> Problem description: Extract every line from the records below that contains the word "code".

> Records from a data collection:
.....

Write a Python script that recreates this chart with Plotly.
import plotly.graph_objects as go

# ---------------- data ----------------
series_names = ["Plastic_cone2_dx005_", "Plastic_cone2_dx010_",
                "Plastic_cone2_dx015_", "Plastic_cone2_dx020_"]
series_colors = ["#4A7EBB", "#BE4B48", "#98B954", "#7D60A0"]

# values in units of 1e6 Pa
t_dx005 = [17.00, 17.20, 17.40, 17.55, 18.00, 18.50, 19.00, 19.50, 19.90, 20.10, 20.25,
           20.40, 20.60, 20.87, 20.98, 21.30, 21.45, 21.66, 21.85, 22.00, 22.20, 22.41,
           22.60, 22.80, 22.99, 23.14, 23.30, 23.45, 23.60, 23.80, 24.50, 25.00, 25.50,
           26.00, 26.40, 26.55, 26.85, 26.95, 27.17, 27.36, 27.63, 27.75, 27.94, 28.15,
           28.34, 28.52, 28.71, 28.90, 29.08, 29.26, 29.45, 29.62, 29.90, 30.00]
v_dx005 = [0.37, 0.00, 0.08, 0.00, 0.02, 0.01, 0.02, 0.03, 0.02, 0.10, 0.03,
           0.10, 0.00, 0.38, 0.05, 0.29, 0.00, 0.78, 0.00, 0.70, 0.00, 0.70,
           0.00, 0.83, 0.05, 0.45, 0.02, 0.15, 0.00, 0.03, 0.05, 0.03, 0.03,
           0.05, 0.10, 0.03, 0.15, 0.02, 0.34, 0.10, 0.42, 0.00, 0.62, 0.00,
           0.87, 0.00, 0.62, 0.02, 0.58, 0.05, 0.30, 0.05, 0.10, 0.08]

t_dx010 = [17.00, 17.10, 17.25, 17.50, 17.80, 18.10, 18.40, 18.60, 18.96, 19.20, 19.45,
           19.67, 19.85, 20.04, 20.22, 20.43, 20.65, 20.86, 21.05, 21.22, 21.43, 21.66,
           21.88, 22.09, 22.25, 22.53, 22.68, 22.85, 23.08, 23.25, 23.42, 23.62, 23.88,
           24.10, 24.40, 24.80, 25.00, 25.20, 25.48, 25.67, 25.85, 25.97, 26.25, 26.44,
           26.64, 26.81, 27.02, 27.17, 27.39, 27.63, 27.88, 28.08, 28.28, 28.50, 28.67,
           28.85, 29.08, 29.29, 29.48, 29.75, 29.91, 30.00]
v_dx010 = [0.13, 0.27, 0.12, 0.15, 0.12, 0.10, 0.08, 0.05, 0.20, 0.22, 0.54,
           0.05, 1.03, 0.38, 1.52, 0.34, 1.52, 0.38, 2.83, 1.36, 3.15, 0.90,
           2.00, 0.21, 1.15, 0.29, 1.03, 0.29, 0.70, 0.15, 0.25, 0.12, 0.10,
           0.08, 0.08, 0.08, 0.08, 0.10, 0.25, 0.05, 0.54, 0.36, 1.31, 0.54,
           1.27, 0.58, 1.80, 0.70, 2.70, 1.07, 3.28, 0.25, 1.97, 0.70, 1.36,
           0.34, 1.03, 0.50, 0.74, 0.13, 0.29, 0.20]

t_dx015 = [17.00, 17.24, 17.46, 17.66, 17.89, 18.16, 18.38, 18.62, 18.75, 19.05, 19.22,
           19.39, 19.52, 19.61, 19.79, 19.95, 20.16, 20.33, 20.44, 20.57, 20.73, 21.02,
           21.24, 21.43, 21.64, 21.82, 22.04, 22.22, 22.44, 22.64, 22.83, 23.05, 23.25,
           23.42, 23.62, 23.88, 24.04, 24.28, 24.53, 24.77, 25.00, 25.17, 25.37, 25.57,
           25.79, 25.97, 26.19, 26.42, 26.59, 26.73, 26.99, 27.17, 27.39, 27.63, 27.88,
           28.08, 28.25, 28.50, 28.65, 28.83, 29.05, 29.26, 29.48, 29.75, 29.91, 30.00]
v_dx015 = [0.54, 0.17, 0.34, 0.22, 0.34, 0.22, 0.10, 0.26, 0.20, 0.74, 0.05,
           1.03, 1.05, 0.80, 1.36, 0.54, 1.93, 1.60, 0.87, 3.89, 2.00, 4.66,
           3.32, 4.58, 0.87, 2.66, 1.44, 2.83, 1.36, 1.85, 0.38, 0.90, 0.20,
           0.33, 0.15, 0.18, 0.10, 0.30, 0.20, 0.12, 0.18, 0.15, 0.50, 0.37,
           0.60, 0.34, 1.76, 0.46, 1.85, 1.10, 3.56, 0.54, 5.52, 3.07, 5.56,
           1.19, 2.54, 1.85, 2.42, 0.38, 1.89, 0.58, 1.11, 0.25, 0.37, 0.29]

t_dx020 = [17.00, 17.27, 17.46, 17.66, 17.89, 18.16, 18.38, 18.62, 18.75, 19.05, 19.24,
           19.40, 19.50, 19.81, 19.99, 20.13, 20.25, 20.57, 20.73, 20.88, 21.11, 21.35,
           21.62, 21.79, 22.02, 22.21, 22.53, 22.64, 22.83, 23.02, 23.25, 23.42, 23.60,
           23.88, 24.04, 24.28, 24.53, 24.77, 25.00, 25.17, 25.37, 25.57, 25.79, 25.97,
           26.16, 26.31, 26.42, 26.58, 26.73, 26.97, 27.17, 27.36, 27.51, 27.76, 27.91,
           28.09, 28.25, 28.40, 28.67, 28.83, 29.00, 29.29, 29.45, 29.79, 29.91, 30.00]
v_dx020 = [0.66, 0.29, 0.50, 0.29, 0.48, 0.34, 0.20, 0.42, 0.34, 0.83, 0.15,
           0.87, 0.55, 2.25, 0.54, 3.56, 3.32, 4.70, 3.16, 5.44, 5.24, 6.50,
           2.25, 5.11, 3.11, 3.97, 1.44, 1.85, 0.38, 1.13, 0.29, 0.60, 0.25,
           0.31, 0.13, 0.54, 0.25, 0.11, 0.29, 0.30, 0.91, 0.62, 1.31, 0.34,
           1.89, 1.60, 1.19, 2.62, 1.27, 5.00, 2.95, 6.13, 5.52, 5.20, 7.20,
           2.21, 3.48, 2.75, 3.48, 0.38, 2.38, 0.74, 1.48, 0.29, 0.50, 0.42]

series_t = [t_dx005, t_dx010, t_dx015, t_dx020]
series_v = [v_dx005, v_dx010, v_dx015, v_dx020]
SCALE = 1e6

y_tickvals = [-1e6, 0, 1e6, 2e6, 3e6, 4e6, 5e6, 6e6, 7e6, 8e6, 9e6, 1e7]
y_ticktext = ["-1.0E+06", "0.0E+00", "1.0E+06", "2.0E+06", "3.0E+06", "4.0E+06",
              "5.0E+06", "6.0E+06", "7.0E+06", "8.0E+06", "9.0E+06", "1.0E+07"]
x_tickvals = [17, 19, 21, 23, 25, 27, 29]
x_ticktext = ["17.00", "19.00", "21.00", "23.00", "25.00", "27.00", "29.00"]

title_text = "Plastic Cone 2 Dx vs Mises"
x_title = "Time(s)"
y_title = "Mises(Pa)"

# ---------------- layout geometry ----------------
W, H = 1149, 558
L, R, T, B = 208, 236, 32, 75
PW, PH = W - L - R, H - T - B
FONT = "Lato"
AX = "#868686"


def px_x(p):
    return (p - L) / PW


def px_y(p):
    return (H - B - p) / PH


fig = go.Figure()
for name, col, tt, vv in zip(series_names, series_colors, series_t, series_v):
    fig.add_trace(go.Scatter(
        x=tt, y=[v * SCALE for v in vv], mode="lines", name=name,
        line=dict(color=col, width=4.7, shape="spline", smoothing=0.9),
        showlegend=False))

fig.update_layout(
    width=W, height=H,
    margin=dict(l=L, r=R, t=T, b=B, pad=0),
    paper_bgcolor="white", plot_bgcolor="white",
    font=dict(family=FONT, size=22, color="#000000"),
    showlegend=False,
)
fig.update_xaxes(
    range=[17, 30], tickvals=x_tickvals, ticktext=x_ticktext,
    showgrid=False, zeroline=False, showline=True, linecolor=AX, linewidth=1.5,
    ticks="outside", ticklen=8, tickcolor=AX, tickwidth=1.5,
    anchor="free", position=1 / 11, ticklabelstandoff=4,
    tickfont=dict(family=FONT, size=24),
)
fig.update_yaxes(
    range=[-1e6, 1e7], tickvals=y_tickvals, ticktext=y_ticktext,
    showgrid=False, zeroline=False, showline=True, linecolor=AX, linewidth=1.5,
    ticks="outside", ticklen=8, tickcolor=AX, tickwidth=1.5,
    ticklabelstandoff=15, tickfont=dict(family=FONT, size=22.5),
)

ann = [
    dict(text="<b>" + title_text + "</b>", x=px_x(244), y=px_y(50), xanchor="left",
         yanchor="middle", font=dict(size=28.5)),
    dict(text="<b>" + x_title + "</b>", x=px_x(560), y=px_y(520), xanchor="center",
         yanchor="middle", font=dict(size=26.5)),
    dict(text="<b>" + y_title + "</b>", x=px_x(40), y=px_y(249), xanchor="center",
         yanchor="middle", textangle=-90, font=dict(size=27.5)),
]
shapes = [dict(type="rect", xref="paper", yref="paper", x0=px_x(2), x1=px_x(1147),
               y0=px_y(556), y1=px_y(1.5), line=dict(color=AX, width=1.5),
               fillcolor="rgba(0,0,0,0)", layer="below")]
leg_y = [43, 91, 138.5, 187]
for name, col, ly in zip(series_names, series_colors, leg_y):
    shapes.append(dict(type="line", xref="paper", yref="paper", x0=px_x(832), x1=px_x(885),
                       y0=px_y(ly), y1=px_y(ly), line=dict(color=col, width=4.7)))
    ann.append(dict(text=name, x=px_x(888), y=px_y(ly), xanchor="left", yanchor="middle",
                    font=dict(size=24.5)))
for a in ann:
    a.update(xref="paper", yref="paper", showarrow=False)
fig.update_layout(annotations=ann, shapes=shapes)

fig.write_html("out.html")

.....

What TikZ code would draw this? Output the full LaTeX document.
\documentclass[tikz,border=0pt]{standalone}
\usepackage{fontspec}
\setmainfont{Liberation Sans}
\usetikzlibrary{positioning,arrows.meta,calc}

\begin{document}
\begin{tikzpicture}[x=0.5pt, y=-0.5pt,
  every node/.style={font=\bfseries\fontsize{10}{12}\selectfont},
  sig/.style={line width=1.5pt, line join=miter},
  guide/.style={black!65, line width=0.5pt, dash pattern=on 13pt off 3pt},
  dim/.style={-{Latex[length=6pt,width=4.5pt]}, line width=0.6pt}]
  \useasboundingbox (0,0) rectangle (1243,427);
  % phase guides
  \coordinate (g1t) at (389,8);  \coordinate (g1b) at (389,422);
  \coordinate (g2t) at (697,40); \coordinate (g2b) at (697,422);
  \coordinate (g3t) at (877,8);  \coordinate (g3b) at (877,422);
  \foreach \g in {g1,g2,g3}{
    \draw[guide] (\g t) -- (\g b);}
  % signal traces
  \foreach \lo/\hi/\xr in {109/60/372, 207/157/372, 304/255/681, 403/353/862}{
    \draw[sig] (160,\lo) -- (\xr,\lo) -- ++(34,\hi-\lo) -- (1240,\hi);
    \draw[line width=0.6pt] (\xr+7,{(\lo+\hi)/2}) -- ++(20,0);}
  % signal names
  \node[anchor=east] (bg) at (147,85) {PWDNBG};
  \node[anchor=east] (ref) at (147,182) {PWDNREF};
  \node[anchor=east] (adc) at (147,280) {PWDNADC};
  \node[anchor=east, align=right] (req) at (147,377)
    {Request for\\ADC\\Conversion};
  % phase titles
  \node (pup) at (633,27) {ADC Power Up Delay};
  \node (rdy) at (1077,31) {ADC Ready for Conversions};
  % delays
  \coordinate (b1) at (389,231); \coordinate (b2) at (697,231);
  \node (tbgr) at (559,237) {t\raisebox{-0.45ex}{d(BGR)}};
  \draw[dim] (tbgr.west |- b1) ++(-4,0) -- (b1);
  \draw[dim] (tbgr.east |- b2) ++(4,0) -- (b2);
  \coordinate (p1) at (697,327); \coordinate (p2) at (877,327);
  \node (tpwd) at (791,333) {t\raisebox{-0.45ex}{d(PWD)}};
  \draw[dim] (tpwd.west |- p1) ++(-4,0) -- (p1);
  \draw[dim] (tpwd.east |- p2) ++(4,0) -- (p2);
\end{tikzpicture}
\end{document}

.....

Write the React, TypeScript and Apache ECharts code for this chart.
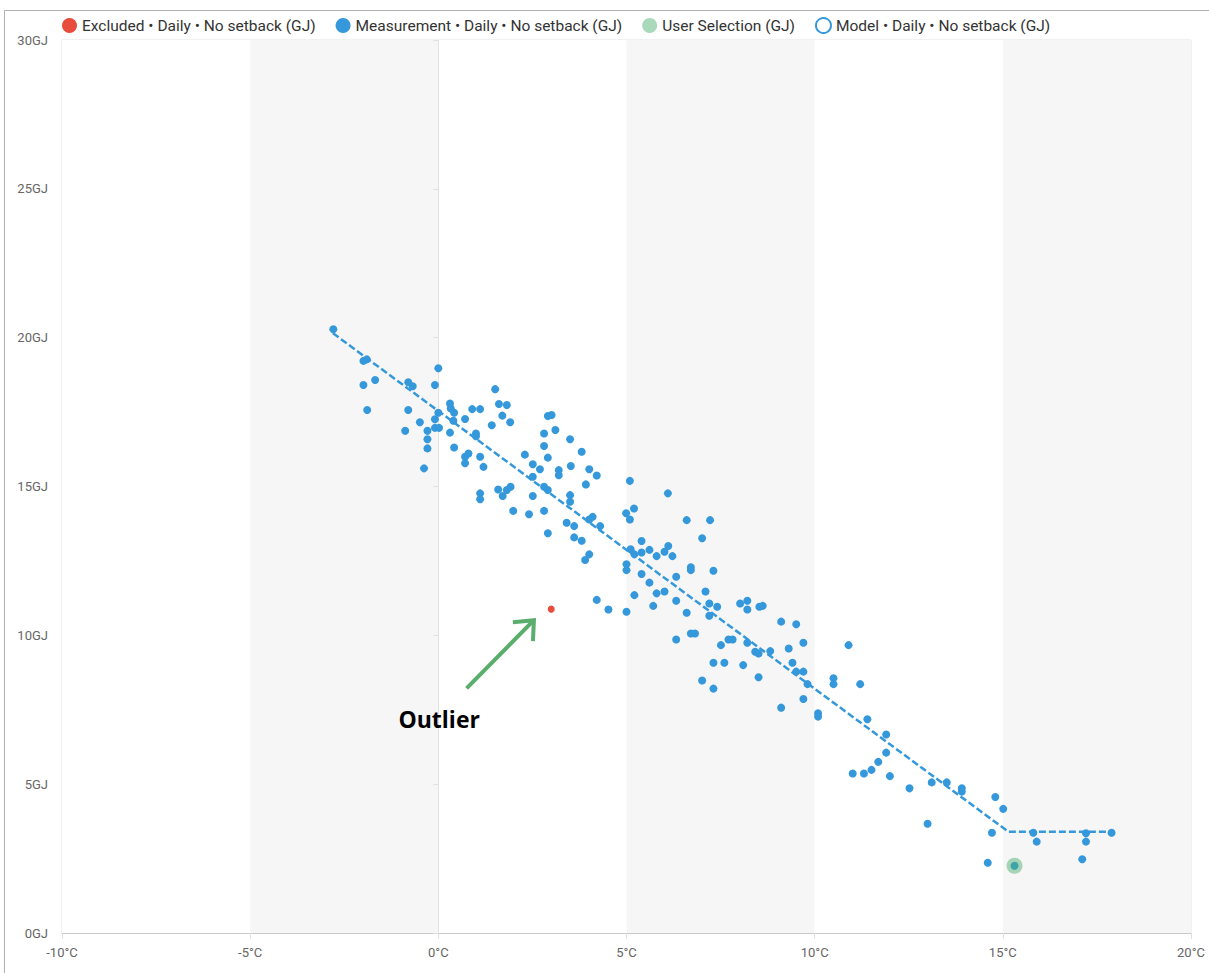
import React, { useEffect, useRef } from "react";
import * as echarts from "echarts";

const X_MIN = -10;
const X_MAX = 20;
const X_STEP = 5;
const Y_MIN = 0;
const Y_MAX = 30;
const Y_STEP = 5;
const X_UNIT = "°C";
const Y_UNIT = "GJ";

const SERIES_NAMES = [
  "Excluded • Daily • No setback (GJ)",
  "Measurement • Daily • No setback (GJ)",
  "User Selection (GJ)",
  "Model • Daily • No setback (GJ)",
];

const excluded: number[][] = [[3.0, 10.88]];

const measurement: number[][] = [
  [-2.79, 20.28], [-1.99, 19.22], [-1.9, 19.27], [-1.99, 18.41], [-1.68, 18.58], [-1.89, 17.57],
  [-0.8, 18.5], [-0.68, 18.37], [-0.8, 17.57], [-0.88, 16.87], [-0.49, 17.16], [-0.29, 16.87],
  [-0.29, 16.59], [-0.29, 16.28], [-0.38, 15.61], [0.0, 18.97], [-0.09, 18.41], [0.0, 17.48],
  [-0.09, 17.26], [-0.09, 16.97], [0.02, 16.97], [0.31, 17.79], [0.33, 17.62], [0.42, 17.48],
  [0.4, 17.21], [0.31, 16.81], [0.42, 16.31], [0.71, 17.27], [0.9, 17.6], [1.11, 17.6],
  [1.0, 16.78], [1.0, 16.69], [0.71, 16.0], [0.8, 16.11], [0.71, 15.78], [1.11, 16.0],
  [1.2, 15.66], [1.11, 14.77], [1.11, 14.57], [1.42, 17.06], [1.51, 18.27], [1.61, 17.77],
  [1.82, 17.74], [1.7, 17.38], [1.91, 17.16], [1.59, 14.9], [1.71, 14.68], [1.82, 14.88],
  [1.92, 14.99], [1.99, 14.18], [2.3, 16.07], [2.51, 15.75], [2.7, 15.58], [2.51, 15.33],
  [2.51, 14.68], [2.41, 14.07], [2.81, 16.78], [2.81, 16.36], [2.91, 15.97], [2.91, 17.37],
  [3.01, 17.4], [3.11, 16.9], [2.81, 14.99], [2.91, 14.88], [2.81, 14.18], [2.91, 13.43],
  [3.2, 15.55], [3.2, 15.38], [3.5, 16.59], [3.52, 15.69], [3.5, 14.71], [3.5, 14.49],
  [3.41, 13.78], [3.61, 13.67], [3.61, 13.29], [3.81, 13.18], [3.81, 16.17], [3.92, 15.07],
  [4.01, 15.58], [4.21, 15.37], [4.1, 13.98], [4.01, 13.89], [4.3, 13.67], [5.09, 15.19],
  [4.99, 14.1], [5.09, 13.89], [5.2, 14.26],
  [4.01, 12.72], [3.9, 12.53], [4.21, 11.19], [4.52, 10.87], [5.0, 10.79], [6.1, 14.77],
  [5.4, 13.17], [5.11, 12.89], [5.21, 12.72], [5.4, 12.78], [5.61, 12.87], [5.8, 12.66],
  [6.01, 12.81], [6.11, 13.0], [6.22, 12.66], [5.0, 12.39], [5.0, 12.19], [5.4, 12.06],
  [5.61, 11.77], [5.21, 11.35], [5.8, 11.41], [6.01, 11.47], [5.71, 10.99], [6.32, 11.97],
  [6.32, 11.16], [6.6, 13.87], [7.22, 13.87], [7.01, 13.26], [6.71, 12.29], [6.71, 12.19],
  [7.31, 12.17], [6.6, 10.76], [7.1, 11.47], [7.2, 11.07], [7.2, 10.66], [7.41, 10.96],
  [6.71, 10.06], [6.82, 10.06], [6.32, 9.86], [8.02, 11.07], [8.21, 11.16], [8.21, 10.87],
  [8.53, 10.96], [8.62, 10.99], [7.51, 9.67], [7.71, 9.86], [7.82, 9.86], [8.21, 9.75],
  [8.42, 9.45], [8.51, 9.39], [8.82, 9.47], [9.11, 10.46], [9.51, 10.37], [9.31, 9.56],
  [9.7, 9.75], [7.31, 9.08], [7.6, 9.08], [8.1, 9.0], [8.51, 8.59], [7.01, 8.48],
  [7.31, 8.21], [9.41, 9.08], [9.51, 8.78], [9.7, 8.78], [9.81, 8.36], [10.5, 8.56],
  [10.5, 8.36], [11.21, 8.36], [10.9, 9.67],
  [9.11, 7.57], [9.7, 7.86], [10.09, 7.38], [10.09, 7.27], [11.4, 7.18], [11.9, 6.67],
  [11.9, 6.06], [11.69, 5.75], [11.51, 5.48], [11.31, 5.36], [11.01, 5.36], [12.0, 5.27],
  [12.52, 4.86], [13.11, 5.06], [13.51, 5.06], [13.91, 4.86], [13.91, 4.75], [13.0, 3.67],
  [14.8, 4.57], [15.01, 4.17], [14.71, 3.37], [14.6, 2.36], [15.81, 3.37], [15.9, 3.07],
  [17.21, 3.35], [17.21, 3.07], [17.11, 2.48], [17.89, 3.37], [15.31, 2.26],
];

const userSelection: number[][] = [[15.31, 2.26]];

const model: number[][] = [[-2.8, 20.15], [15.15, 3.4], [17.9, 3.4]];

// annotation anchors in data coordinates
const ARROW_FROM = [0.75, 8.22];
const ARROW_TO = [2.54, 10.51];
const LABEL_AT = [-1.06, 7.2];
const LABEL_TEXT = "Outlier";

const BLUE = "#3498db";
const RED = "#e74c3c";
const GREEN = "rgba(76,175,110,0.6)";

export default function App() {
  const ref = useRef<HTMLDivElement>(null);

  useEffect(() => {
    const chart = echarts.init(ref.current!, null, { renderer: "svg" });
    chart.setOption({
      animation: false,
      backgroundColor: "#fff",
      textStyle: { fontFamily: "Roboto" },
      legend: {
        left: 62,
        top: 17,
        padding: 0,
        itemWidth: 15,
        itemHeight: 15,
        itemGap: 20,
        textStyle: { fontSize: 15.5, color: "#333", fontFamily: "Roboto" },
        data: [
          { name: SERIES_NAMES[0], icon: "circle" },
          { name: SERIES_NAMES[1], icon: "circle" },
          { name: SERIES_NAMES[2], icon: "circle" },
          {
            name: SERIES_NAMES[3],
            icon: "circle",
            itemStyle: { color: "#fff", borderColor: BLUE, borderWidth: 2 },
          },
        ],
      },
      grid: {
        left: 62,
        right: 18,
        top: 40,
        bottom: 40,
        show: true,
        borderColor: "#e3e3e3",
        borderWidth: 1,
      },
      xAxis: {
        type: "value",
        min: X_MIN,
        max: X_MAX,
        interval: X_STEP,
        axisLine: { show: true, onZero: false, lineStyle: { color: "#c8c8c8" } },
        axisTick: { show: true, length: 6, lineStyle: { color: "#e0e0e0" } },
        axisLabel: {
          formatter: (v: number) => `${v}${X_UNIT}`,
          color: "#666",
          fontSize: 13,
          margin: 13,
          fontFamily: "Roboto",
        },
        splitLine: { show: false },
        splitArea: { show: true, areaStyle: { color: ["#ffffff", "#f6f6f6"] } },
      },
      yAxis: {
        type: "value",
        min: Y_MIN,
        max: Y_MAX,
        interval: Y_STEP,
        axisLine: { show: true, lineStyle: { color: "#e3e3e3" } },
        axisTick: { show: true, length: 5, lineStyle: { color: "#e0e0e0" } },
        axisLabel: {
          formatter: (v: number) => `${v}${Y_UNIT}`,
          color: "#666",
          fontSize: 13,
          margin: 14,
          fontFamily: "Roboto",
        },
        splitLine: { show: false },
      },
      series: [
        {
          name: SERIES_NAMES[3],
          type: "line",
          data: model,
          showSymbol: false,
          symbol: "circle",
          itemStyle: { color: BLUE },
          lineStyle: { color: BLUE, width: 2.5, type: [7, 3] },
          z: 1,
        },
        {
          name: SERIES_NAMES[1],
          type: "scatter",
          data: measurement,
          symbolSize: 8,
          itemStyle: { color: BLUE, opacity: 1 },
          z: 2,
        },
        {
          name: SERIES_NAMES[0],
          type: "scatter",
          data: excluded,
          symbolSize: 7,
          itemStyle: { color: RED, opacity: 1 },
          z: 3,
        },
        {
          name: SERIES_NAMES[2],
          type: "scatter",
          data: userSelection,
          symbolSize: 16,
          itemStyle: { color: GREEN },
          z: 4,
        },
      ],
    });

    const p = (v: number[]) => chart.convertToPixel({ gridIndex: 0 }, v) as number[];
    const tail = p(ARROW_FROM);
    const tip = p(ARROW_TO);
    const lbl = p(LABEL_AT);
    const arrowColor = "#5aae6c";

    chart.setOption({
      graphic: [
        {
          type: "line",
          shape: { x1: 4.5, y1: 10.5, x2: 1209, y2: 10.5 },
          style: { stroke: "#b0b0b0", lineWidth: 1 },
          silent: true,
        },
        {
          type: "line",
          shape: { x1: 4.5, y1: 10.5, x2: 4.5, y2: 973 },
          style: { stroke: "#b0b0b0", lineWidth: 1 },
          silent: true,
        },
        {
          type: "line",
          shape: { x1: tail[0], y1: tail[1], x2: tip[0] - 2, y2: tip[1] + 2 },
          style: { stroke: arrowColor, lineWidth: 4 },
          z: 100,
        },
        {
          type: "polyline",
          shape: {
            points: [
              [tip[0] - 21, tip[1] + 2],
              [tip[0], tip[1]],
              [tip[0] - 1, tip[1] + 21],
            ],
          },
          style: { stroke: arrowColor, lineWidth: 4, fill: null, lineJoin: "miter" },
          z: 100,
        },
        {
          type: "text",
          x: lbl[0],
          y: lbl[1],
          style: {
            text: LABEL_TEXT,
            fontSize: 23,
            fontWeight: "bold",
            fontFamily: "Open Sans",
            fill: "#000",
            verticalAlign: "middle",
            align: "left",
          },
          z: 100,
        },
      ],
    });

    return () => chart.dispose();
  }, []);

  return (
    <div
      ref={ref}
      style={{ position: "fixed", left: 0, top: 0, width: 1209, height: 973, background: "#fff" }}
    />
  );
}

.....

> Exercise answer:
What TikZ code would draw this? Output the full LaTeX document.
Write the React, TypeScript and Apache ECharts code for this chart.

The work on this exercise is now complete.